Activation-aware Weight Quantization: Enhancing LLM Compression and Deployment Efficiency

Overview of Activation-aware Weight Quantization (AWQ) Approach

Activation-aware Weight Quantization (AWQ) represents a significant advancement in the quantization of LLMs, which are pivotal in natural language understanding and generation tasks. The core innovation of AWQ lies in its method for low-bit, weight-only quantization that strategically scales certain weights based on activation rather than weight values themselves. This approach is grounded in the understanding that a small subset of weights, when appropriately scaled, can significantly mitigate the negative impacts of quantization on model performance.

Key Findings and Methodological Insights

  • AWQ is premised on the differentiation of weights in terms of their impact on model performance, identifying that protecting as little as 0.1% to 1% of salient weights can substantially reduce quantization errors.
  • The method introduces a novel technique of per-channel scaling to minimize these errors without the need for mixed-precision formats, which are less hardware-efficient.
  • Unlike prior methods that may depend on backpropagation or reconstruction, AWQ requires no such processes, thus preserving generalization across diverse domains and modalities without overfitting to the calibration set.

Comparative Performance and Results

  • Empirical evaluations demonstrate AWQ's superior performance over existing quantization approaches across a variety of benchmarks, including domain-specific tasks and benchmarks for language modeling.
  • AWQ consistently achieves significant speedups, over 3× compared to FP16 implementations by Huggingface on various LLMs, and facilitates running larger models on hardware with limited memory capacity.
  • The method’s strengths extend to instruction-tuned LMs and, notably, to multi-modal LMs, marking a pioneering advancement in the quantization of such LLMs.

Implications and Future Directions

The introduction and implementation of AWQ have multiple implications for the field of AI and LLM research:

  • It addresses a critical challenge in the deployment of LLMs, making them more accessible and efficient for real-world applications, especially on edge devices.
  • The method’s hardware efficiency and broad applicability suggest a wider adoption in serving solutions and platforms, potentially becoming a standard approach in LLM quantization.
  • Future research may explore further optimizations in scaling techniques and extend the approach to a wider array of model architectures and tasks.

System Implementation and Deployment

An efficient and flexible serving framework accompanies the AWQ approach, translating theoretical benefits into practical performance improvements.
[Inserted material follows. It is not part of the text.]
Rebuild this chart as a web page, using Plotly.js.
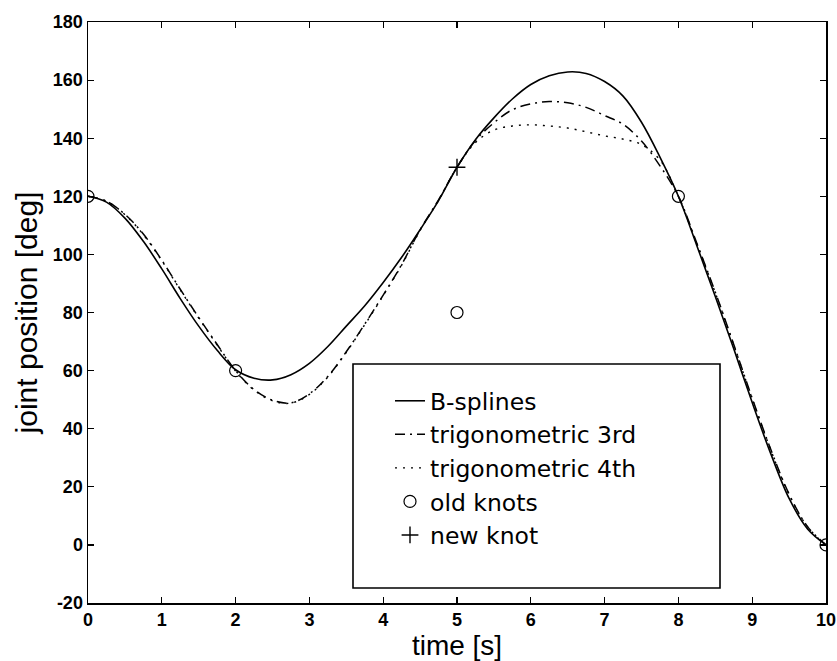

This framework leverages kernel fusion and other optimization techniques to realize speed gains in LLM inference tasks. The successful deployment of LLMs, such as the 70B parameter Llama-2 model on constrained devices like the NVIDIA Jetson Orin, exemplifies the real-world applicability and benefits of AWQ.

Conclusion

Activation-aware Weight Quantization (AWQ) represents a significant leap forward in the efficient and effective quantization of LLMs. Through a meticulous focus on the saliency of weights and innovative per-channel scaling, AWQ not only preserves but enhances model performance post-quantization. Its application across a variety of LLMs and tasks, coupled with significant speed and efficiency gains, positions AWQ as a pivotal advancement in the broader endeavor to make powerful AI models more accessible and practical for a wide range of applications.